In related news, a Citi report revealed a severely underestimated impact chain: the Middle East controls 36% of global urea and 29% of ammonia exports, with the Strait blockade pushing the fertilizer supply chain toward breaking point. Fertilizer costs account for over 50% of variable grain production costs. The planting seasons in Brazil and India start next month. Citi has raised target prices for corn, wheat, and soybeans, with significant upside potential in a bull market, and funds have shifted fully to long positions.

Gold stocks declined, with Chifeng Gold and Zijin Gold International down over 7%, Jinhai Gold up over 6%, and Zhubao Gold and others down over 5%.

Amid the complex market environment, institutions generally believe that the timing and magnitude of the Federal Reserve’s rate cuts remain key uncertainties. Fluctuations in crude oil prices and recurring geopolitical conflicts will continue to dominate short-term trends. Gold is unlikely to break out of a trend, with high-level oscillations remaining the main tone.
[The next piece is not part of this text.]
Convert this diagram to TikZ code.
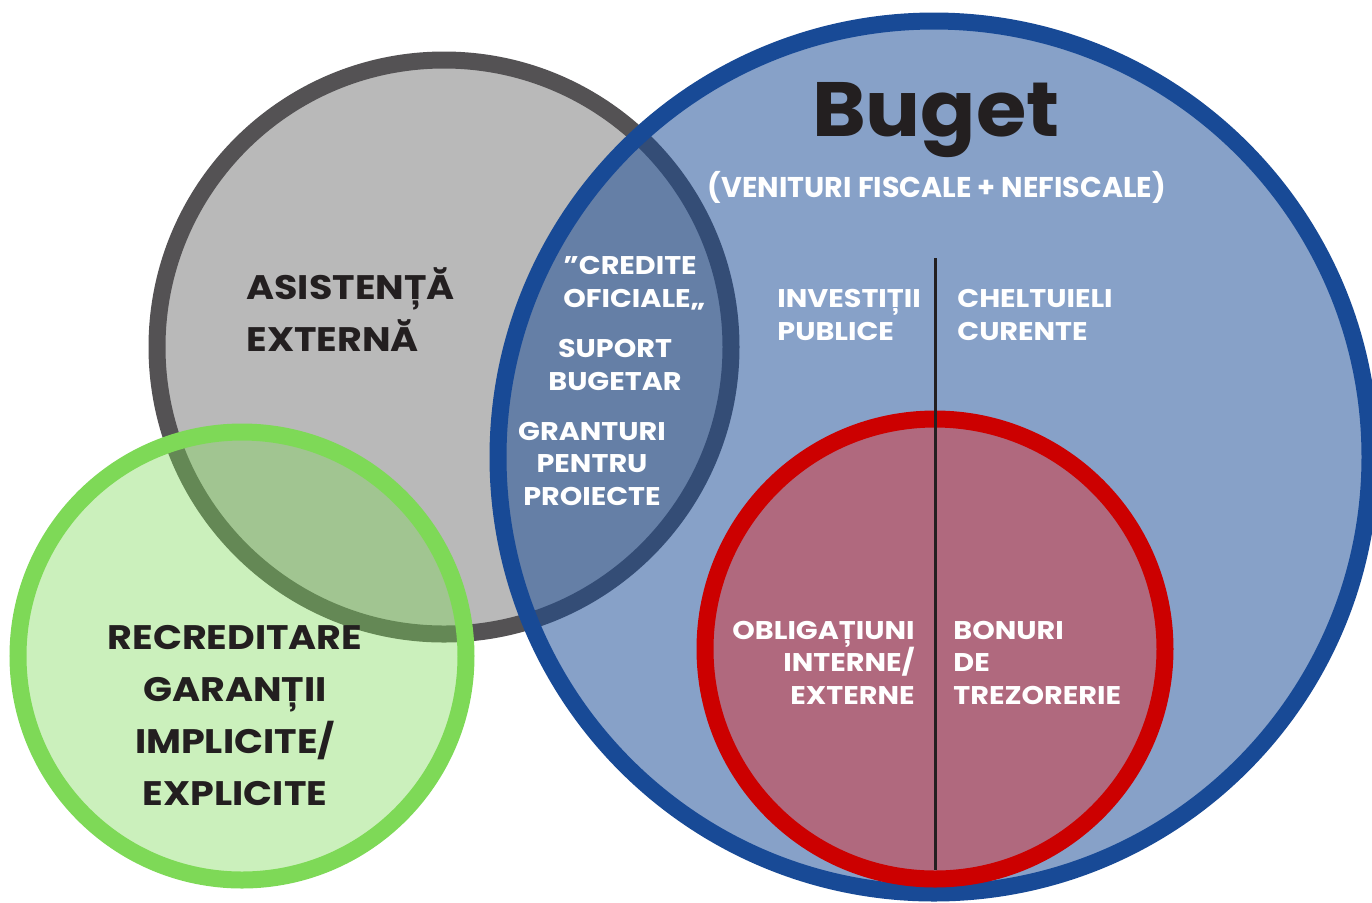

The airline sector continued to decline, with China Aircraft Leasing down over 6%, Cathay Pacific down over 5%, and Air China and China Southern Airlines down over 4%.

In news, Swire (00019.HK) announced plans to sell 2.52% of Cathay Pacific (00293.HK) shares through a placement agent, totaling 153 million shares at HKD 11.74 per share.

The shipping and port sectors generally declined, with Yuanhang Port down over 10%, OOCL down over 7%, and Blue River Holdings and COSCO Shipping Holdings down over 3%.

On the news front, OOCL announced its 2025 performance, with revenue of approximately USD 9.7225 billion, a 9.15% decrease year-over-year; net profit attributable to shareholders of about USD 1.513 billion, down 41.28%; earnings per share of USD 2.29, and a proposed final dividend of USD 0.42 per common share.

Today, southbound funds net bought HKD 18.449 billion, with the Shanghai-Hong Kong Stock Connect net buying HKD 11.813 billion and the Shenzhen-Hong Kong Stock Connect net buying HKD 6.636 billion.

Looking ahead, Cao Liulong, Chief Strategist at Western Securities, believes that 2026 may usher in a “super cycle” for oil prices, benefiting the refining and chemical sectors significantly. He notes that China’s strong export capacity, stable cash flow in the refining industry, and low capital expenditure (CAPEX) could present good value investment opportunities. He recommends allocating to oil and chemicals in the first half of the year and shifting to Baijiu and Hang Seng Tech in the second half.